Investigation of the metastable structures of polyiodide in acetonitrile studied using global reaction route mapping and the reference interaction site model self-consistent field explicitly including constrained spatial electron density distribution

Abstract

In this study, we theoretically analyzed the metastable structures of polyiodide (I₇⁻) in the gas and acetonitrile phases using global reaction route mapping and the reference interaction site model self-consistent field explicitly including constrained spatial electron density distribution. From the chemical reaction pathways of I₇⁻ in acetonitrile, it was found that there would be 2 types of isomerization pathways.

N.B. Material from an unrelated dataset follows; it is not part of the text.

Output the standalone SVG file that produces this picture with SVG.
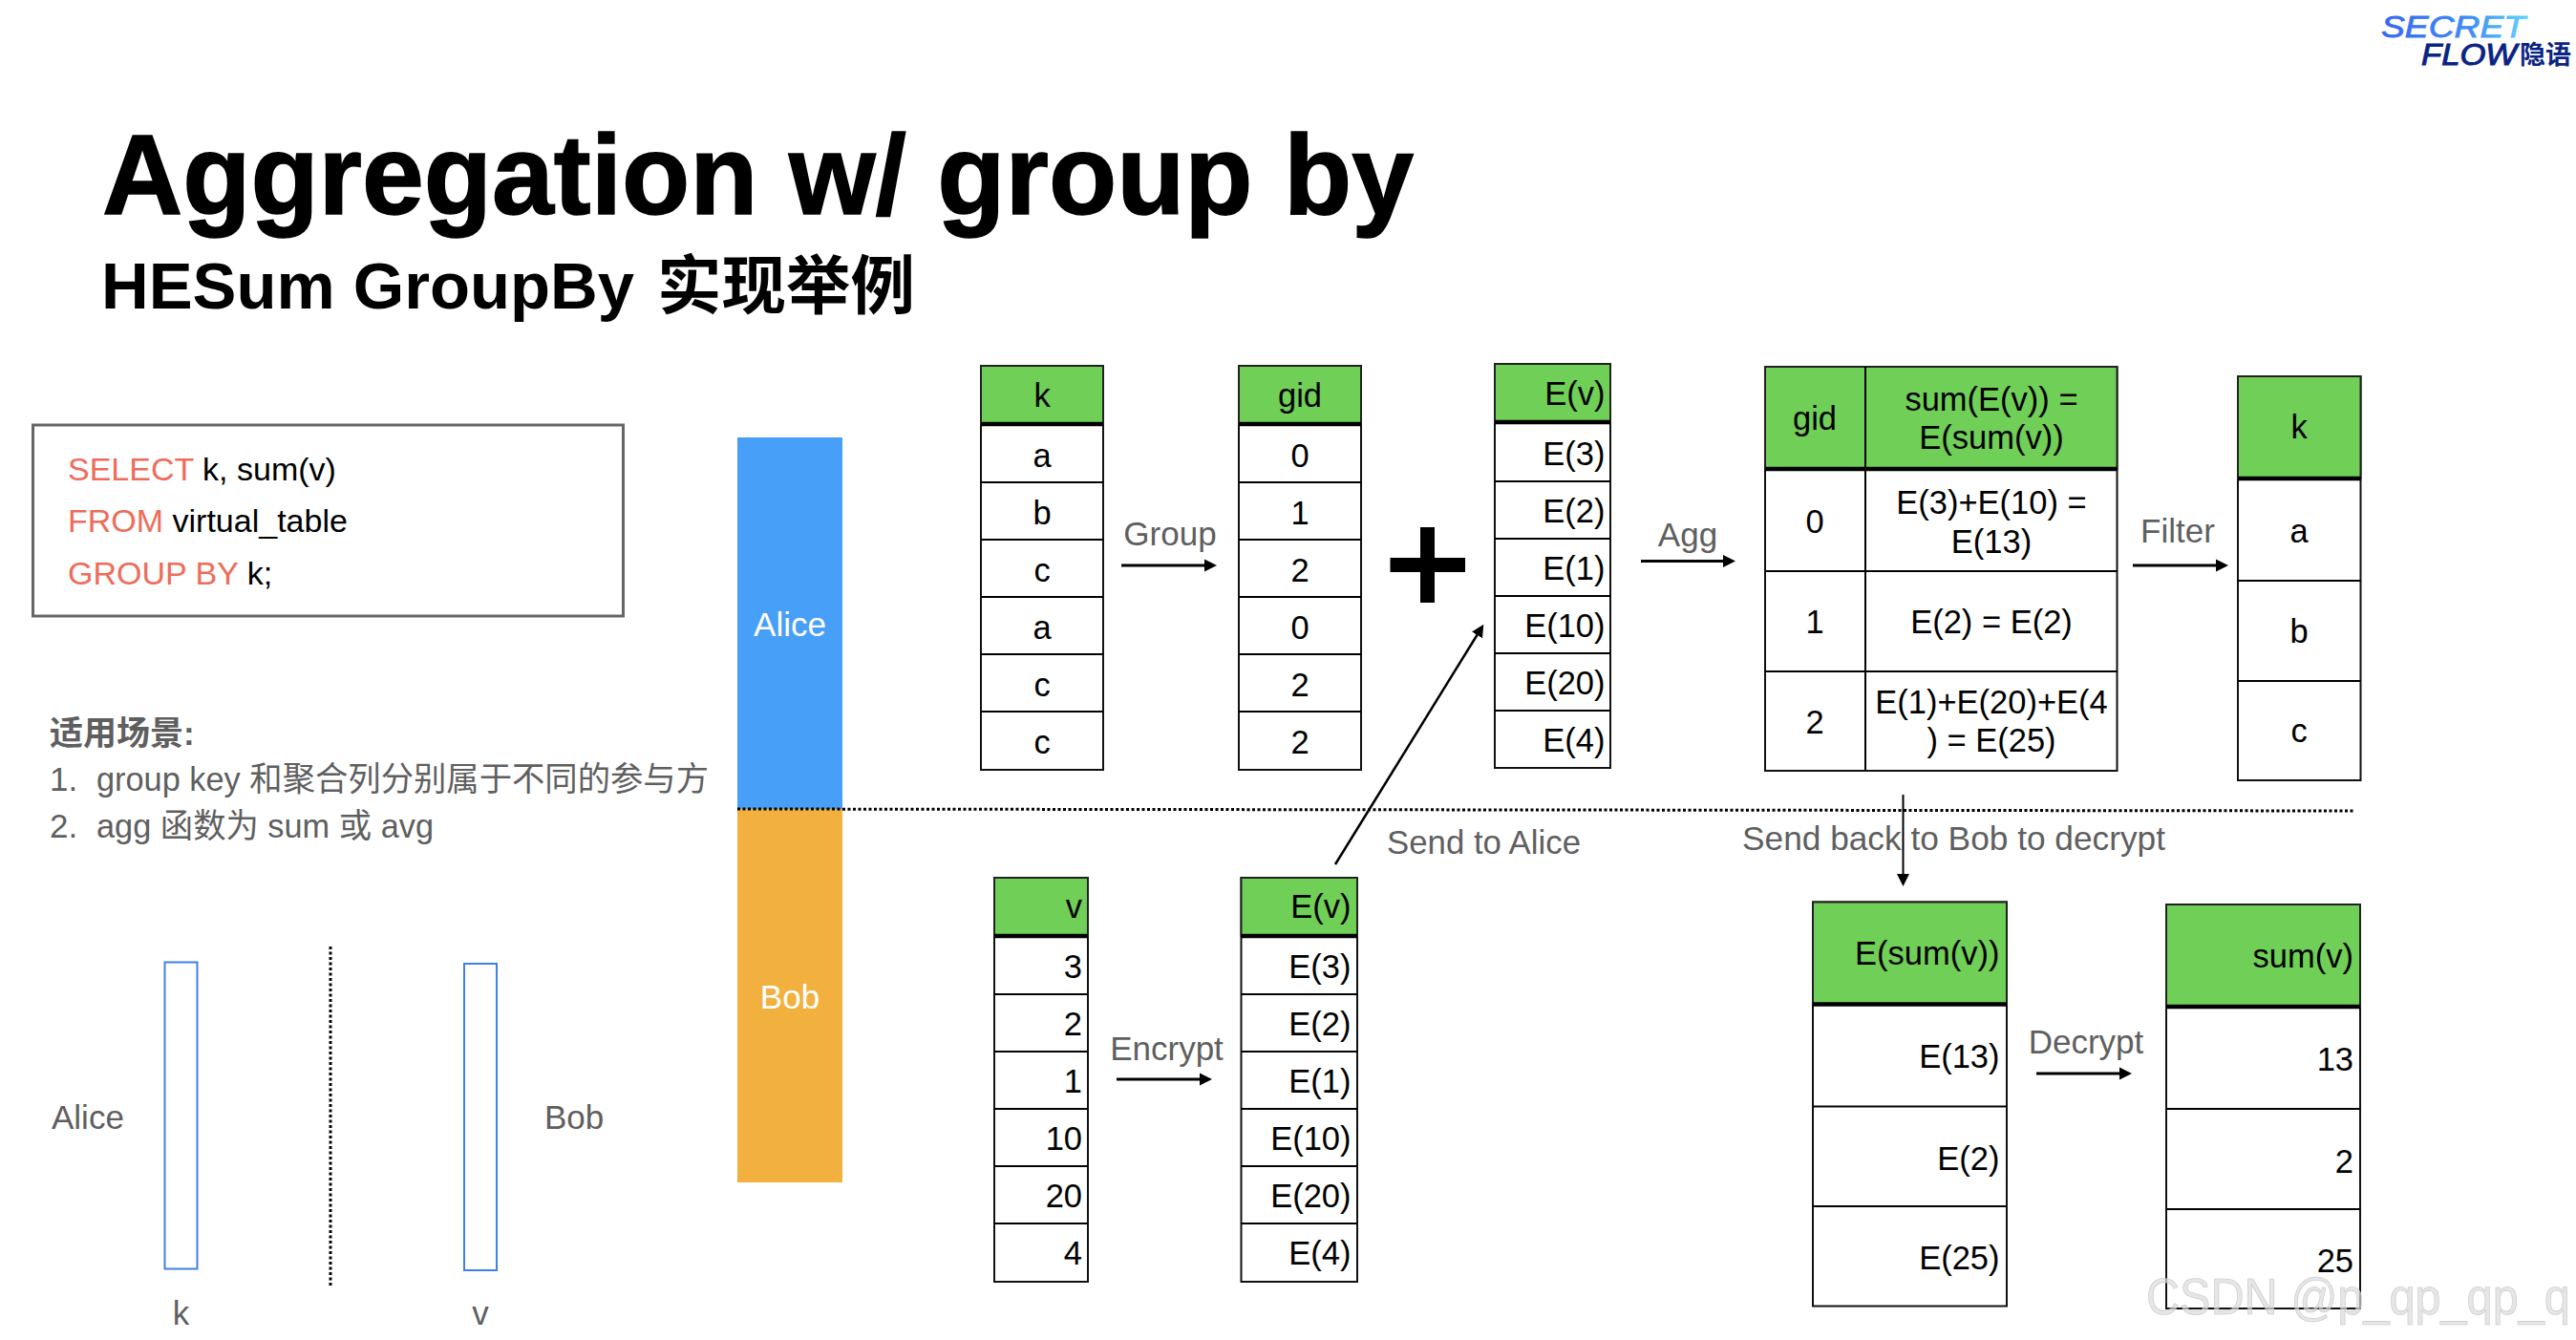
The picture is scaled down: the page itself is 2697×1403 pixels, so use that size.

One proceeds with constant stoichiometry and the other takes place by breaking and forming I–I bonds. In addition, we discovered that I₇⁻ had various metastable structures within ∼10 kcal mol⁻¹. Comparing the most stable structure in the gas and acetonitrile phases, the tetrapot type is found to be the most stable structure in the gas phase; however, it is the zigzag type in acetonitrile. In order to understand this difference, we performed the decomposition analysis of the thermal correlation term in the gas and acetonitrile phases. It was found that thermal correction plays a key role in the stability and we could explain the difference in the population of the EQ states of I₇⁻ in each phase. Overall, we revealed that the solvation effect must be one of the crucial factors to stabilize the isomers of I₇⁻ and determine the chemical reaction pathways.